Updated on October 10, 2014
Wartrace Lake
Wartrace Lake | Source

Close to Home

Lake Road in Springfield, Tennessee is where I grew up. As the name implies, it leads to an old forrest surrounding a rather new lake, constructed within the last 50 or so years, named Wartrace. It is in this squirrel, turkey, fish, and turtle heaven that I experienced the absolute pinnacle of grit, grime, and gross. Add rock music, blazing campfires, and various types of hallucinogens and alcoholic drinks, you get what I call Wartrace Lake Grunge. I have never been so enthralled in the essence of nature in my short existance before, nor since then.

Wartrace Lake

The Grit

For over 5 compelling and artistic years, my friends and I built various campsites around Wartrace Lake and its lush Tennessean jungle. Pack rats and coffee feinds, we toiled and trashed meticulously every summer throughout and after high school these areas of lands, rarely leaving the sanctity of our newfound paradise. We razed the trees to the ground to raise the embers of inferno to the sky. By day the choir of hatchets and saws singing to the melodies of wind in the trees was the music of the hour, and by night the crackling fires and intoxicated stupor of self-proclaimed ''freaks'' often accompanied by an actual guitar could be heard in contrast against the peaceful woodlands. Grunge was my style at the time.
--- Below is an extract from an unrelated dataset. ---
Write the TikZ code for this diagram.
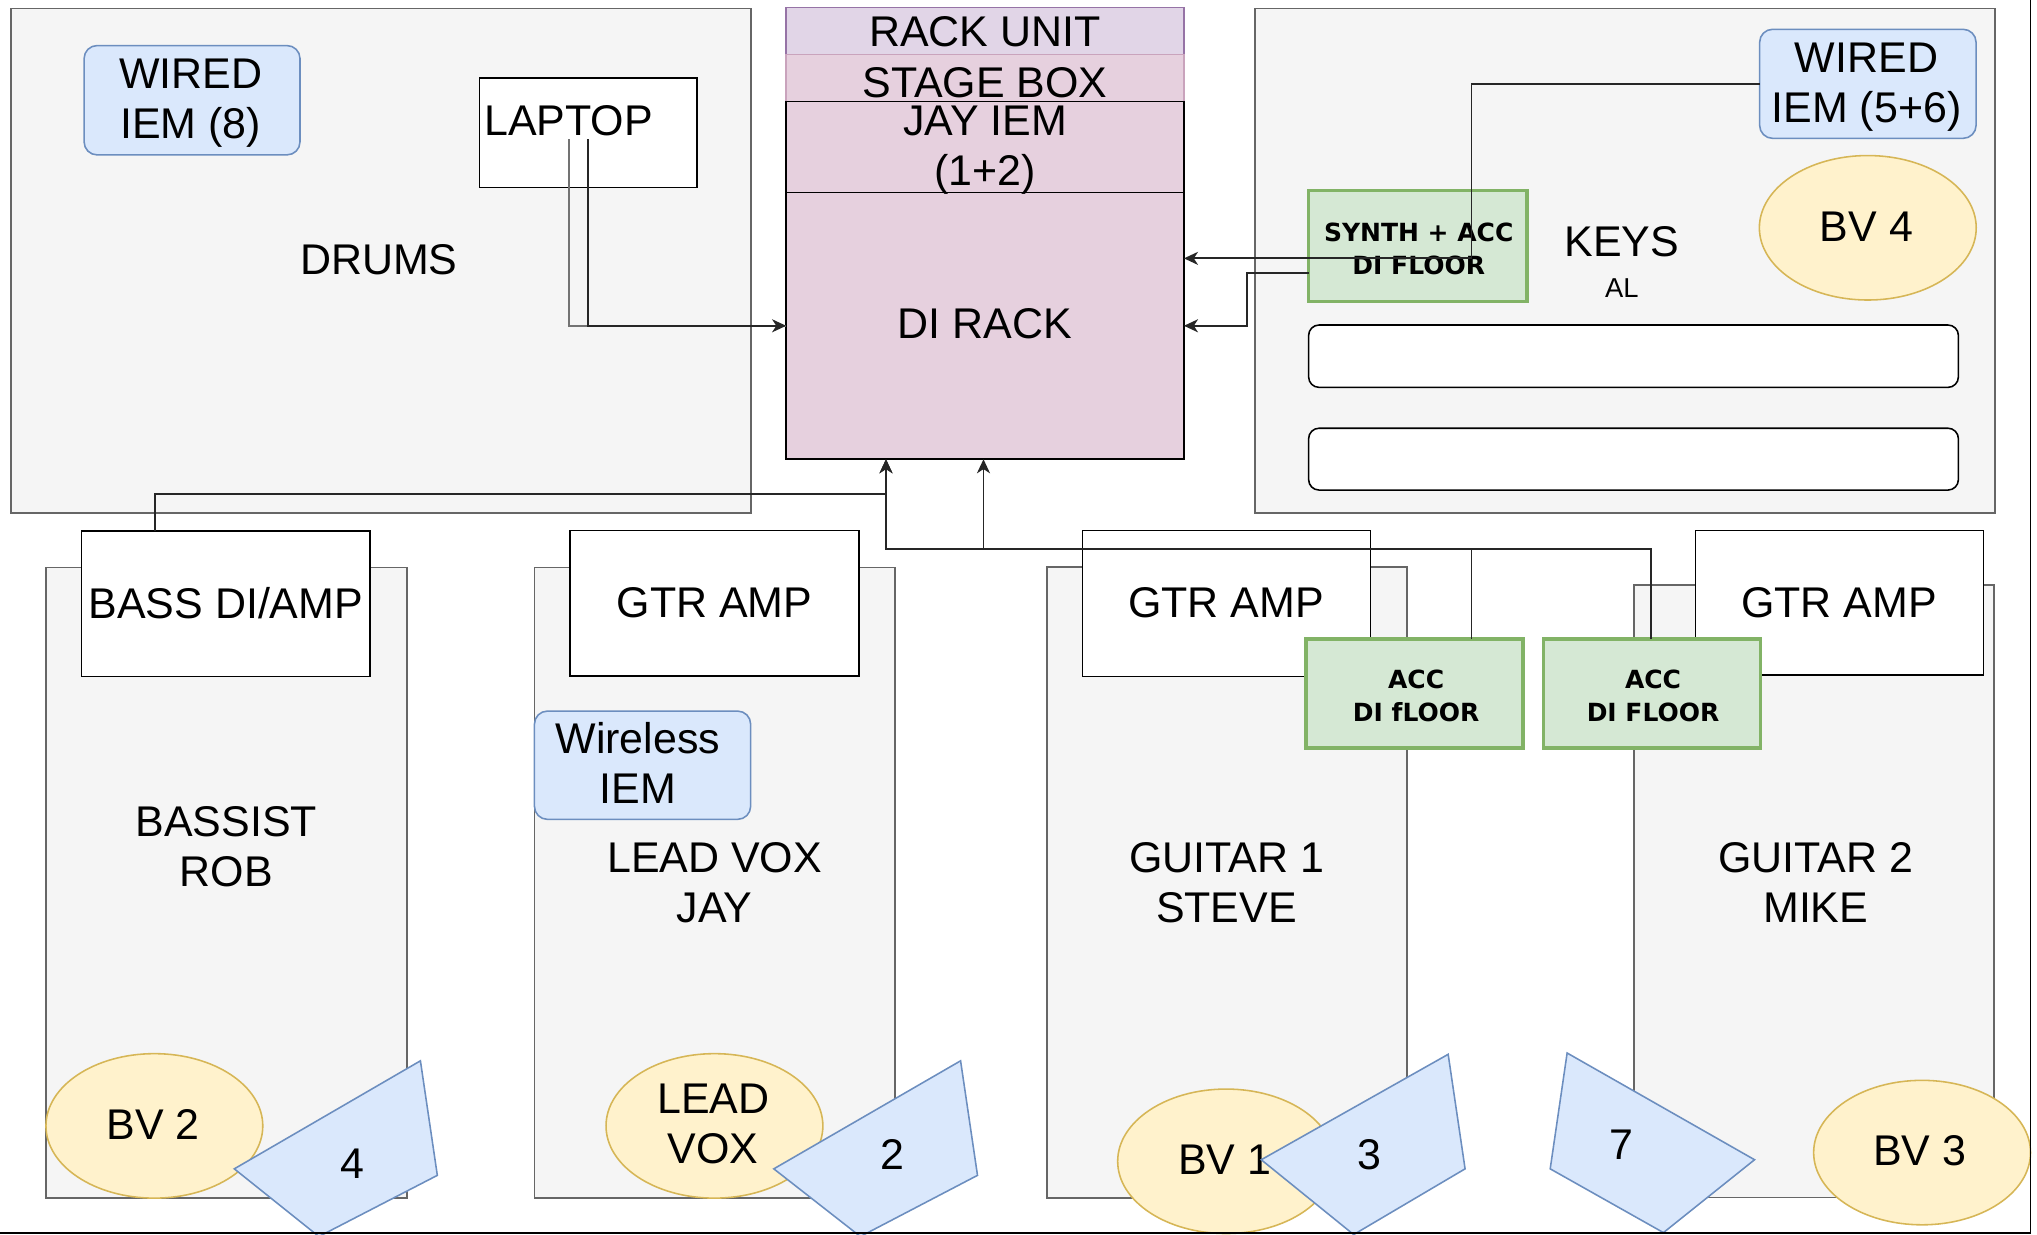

Work, play, and if the chariots of the sun permitted us time, an hour or two of hangover remedifying sleep. This mentality did not come without consequence. Sacrificing cleanliness for godliness was our creed, our brand of conduct. Only leaving our home a day or so a week, we were all entrenched deep into a caveman-like state of being. Smoke, dirt, sweat, and the grey and red splatters of parasitic demise became unavoidable. It was our skin. To shower was out of the question when you had your emerald lake pool in which to wash off the dirt. Emerald green. Green. Algae.

The Grime

Sleeping on blankets acned with cigarette burns, the forrest floor was our bed. Whatever fell down was whatever we became. One with the dirt is how I often felt. If death were to come to me as I lay at night, would I even be noticed? Unless you had the nose of a dog, you could not tell the difference between me, a man, and the dirt. Unless you had infrared eyes you wouldn't see the contrast of my heat against the cold ground.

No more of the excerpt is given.